I think about this again in the context of my newspaper career. When news went online, it all started to look the same. Yes, local news in one community didn’t cover the same things as another community. But the beats and the topics were the same; the names and places were different, but the news story generation process was homogenous. We ended up with this weird paradox in internet news, that there was more content than ever but it looked the same from city to city. It didn’t reflect the diversity of a region, state or nation, and it betrayed a thorough lack of journalistic imagination for what news could be in a competitive online environment. This opened the door for people to graze the news from whatever source was offering it up for free or lived at the top of the Google News search.
Bland, boring, same as everyone else. Unsubscribe.
So instead what happened is new products ate their lunch. If you think about some of the unique challengers among the digital-only upstarts, they were doing something different by creating new beats or styles. Vox for explainer news, Deadspin to poke at ESPN’s style of access sports journalism, Slate to tell you want you didn’t expect to hear (oh #slatepitches, don’t ever change), The Root to give you perspective from an underserved community.
What I’m describing here for higher ed is something we can learn from the transformation of news once it realized it was selling information and that its local monopoly was lost. It is an emerging moment of differentiation, if we will seize it, and one that might strengthen our future collectively if we stop to think about our own unique value in a sea of choices. The big advantage we have in higher ed is we still have time to learn from the mistakes of the past, alter our trajectory, and invest in what makes us distinct and useful. It’s not the path newspapers took because they got drunk on their inflated sense of what people valued; it’s the path higher ed needs to take if it wants to avoid the same fate.
One of my dear colleagues here at Lehigh, Alan Snyder, has described the current marketing strategy for higher ed as institutions doing all the same things but talking about how distinct they are. I laughed and then winced the first time I heard the observation, because truth can still hurt even in 2021. Nobody wants to be just another member of the pack, but we are all chasing the same things. In that kind of market, demographic bombs do a lot of damage.

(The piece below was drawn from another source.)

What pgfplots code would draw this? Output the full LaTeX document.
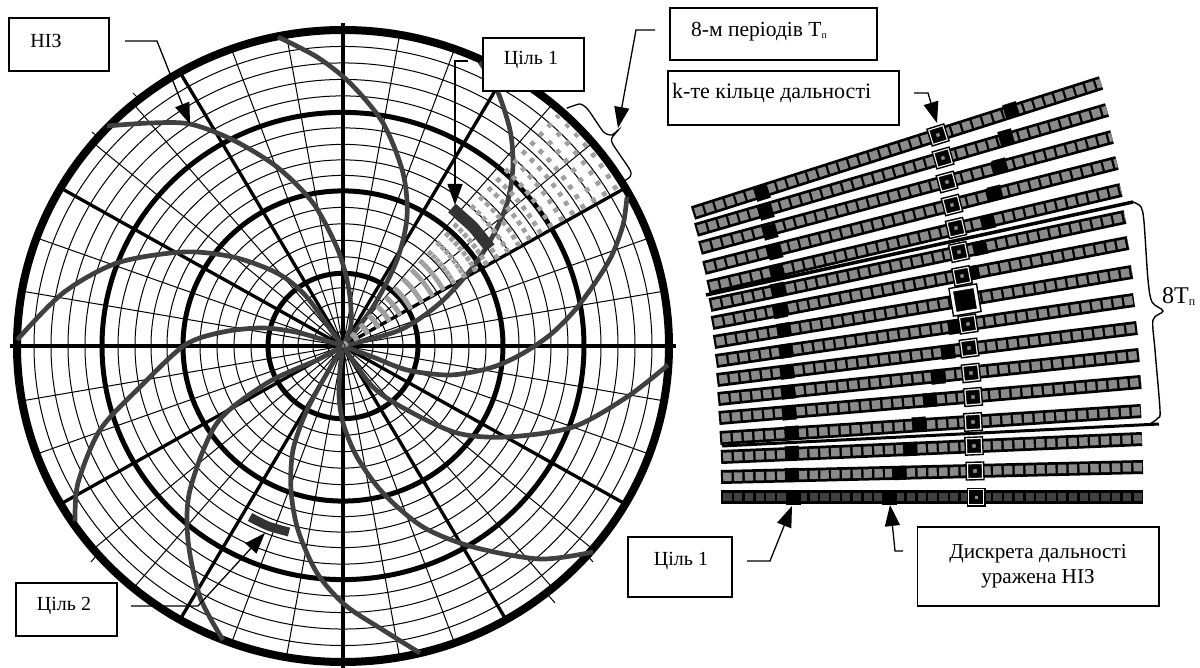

Differentiation creates more options, more realities for people to imagine a college experience that matches their needs and goals. If we want to increase the demand side of the equation, we have to stop doing the same things as all of our peer institutions. It might not save us all, but if 50% is in the ballpark of what the danger looks like, maybe we can whittle that down somewhat. I am not speaking of this even as someone who really likes their job and wants to continue doing it. Growing demand means bringing more into the fold, and it will force us to make new priorities to open up access and capture that group that suddenly is noticing us instead of taking a hard pass. That means more aid, more flexible programs, some reimagining of what we can be in higher ed. It means shaking off the atrophy that built up thanks to dealing with an inert market and built-in demand from an audience that lacked choice.
The risk one year later is that the choice is more stark for students, and that they are coming at this with wisdom earned from experience. It’s not just a question of ZoomU or in-person. Students have gotten the no-frills education at the with-frills price, and they rightfully should be asking how much unrelated prestige they are financing on the side and whether it is worth the cost. It might be dramatic to say 50% of institutions dead by 2028, but the pandemic is forcing us to ask questions about value and what we value. How we answer those questions will determine how close we get to that mark, and who wins or loses in the higher ed landscape to come.